I diritti dei padri separati e divorziati e l'alienazione genitoriale (I)



In questi giorni le cronache (si veda il link all'articolo de La Stampa) si sono occupate del problema, tanto frequente quanto irrisolto, della alienazione dei padri separati e divorziati.
La parola alienazione non l'ho usata a caso, e ritengo che possa essere la chiave di lettura per la soluzione del problema stesso.
Molte mogli separate o divorziate (tengo a precisare da ora e per sempre: molte, non tutte) non hanno alcuna cognizione profonda ed elaborata del concetto di bigenitorialità: il padre separato è, alternativamente, o un bancomat (spesso dai confini indefiniti se non anche infiniti) o una tata che tiene i bimbi se e quando ve ne è bisogno, spesso al di fuori di qualunque condizione prevista negli atti.
Il problema è vivo e reale: non risulta esservi una percentuale considerabile di madri alienate, mentre, ahinoi, è in un "crescendo rossiniano" la quantità di padri.

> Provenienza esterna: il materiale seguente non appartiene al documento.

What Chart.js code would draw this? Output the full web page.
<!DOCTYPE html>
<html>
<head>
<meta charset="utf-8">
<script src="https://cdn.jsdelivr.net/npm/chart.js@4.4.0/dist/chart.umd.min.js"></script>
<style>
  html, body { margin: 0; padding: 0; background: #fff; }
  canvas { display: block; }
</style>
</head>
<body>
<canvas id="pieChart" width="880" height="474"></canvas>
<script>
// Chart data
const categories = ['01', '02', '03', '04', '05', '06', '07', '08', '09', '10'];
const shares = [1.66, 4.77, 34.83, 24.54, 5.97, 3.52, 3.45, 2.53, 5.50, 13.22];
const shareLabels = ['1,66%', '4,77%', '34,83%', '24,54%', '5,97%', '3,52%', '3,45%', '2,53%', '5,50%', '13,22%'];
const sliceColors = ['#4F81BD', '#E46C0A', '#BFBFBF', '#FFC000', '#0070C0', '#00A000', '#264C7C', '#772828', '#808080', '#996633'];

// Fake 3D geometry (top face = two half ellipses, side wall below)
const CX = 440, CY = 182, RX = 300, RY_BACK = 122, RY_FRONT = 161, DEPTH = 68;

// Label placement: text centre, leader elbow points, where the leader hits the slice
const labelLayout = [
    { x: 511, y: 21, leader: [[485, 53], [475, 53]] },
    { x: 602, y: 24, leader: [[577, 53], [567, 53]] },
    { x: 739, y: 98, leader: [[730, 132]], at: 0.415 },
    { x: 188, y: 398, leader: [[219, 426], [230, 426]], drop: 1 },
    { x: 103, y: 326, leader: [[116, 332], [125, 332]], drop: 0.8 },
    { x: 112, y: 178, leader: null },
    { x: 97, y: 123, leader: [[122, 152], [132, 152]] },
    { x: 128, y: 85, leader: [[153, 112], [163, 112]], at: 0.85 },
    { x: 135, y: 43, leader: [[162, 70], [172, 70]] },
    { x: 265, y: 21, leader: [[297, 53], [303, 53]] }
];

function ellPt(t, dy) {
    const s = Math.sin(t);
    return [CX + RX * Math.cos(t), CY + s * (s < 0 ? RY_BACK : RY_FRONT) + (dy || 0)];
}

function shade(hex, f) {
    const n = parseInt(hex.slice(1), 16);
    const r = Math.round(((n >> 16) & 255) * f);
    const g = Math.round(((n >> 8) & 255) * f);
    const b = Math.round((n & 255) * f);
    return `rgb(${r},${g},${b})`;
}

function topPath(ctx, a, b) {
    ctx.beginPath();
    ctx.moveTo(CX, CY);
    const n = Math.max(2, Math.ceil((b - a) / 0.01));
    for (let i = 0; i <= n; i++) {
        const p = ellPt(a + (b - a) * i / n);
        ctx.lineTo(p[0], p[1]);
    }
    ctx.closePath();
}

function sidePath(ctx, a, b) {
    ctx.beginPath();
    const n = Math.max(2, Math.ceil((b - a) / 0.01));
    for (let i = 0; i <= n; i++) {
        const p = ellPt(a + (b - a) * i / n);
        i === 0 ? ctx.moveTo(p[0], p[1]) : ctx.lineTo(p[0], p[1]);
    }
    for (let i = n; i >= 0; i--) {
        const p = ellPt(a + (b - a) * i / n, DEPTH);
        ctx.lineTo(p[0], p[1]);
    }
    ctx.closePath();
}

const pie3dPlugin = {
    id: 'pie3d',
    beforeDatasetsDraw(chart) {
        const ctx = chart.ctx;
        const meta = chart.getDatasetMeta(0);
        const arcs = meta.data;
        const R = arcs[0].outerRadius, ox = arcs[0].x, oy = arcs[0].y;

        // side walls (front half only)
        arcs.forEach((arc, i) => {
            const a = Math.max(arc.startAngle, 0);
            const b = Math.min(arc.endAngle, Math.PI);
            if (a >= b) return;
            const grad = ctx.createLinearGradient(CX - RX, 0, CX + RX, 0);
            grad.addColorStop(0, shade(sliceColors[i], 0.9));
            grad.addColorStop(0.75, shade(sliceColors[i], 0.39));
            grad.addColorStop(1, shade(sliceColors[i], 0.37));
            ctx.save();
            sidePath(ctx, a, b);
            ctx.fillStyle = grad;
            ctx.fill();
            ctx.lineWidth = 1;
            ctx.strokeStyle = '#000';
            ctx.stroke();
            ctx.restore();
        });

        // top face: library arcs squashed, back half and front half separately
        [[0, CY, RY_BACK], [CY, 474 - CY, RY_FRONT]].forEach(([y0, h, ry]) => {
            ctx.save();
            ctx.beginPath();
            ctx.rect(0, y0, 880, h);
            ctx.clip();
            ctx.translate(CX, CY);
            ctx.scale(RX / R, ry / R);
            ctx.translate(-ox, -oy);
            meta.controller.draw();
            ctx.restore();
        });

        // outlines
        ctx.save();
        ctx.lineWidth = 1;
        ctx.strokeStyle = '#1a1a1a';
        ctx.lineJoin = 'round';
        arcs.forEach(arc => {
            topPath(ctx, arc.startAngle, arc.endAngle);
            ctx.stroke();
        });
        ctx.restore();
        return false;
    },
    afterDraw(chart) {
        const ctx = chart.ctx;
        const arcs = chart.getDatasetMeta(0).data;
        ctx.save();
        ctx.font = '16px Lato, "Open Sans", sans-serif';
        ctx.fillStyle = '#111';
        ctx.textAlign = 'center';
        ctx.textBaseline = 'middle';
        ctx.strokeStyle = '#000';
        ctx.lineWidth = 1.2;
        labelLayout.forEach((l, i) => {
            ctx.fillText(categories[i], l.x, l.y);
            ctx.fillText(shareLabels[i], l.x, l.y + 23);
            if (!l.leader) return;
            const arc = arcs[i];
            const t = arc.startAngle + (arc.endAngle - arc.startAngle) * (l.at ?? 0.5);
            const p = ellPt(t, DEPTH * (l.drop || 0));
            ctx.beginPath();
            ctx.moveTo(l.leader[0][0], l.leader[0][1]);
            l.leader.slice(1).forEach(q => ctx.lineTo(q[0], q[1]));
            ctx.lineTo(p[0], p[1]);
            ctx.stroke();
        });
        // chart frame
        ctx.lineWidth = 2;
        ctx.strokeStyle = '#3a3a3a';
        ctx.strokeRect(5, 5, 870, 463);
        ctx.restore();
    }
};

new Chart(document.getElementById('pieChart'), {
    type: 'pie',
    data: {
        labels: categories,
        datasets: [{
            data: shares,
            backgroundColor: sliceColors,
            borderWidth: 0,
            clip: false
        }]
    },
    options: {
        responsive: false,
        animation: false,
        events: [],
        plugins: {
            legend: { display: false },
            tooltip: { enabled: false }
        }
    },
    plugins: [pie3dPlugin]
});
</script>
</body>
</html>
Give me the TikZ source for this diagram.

E quando parlo di alienazione, intendo la cosiddetta sindrome da alienazione genitoriale, studiata, nei suoi vari gradi, da Richard Alan Gardner e consistente in tutti quegli atti posti in essere per "mettere all'angolo" la figura paterna fino ad arrivare, nei casi estremi, a farla scomparire dalla vita del figlio (con l'utilizzo di argomenti tipici del genitore alienante, il classico "mio figlio dice cose che non possono essere frutto del suo pensiero", per fare solo un esempio tra i tanti dei requisiti necessari).

Il discorso sarebbe lunghissimo (e, a rate, lo faremo), ma anche semplicemente nel mio studio, a fronte di un caso raro di madre alienata, abbiamo decine di madri alienanti e padri alienati (anche parzialmente: non è ovviamente necessario che tutti i cosiddetti requisiti di Gardner siano presenti).
Il problema (tutto italiano) è che la evoluzione giurisprudenziale della alienazione genitoriale (PAS) ha portato a sancirne l'irrilevanza scientifica quale patologia (a mio avviso primo, grande errore: allora togliamo la patente di patologico a qualunque disturbo di natura psicologica...) e, deduzione che più italica non si può, conseguentemente a sancirne l'irrilevanza a qualsivoglia titolo, tanto che, nelle vertenze giudiziali di famiglia, di PAS non si riesce più a parlare se non in rarissimi casi. Complice, diciamolo, in numero decisamente troppo esiguo di giudici disposti a guardare con attenzione la realtà piuttosto che con pigrizia le massime della Cassazione (da taglincollare velocemente).

Il compito del legislatore è dare norme alla realtà, e l'alienazione genitoriale è un fenomeno enorme (altrove tranquillamente considerato tale...) che investe un numero gigantesco di padri (soprattutto), e che, se portata al massimo livello, è sempre anche foriera di pericolose derive penali.
Peraltro, dando norme (si spererebbe ben fatte) alla realtà, si scavalcherebbe la fantasia creativa della Cassazione, troppo spesso chiamata a sostituire il Parlamento con armi improprie e a volte (come in questo caso) maldestre o conservatrici.

Soluzioni? A mio avviso l'obbligatorietà (e non la facoltatività) della mediazione famigliare e il pieno riconoscimento della PAS con un apparato "sanzionatorio" immediato ed efficace, consistente, nei casi più gravi, nel cautelativo affidamento a terzi (parenti, comunità o famiglie) del minore cui si sta distruggendo psicologicamente una figura genitoriale.

Indubbiamente è un discorso che continueremo.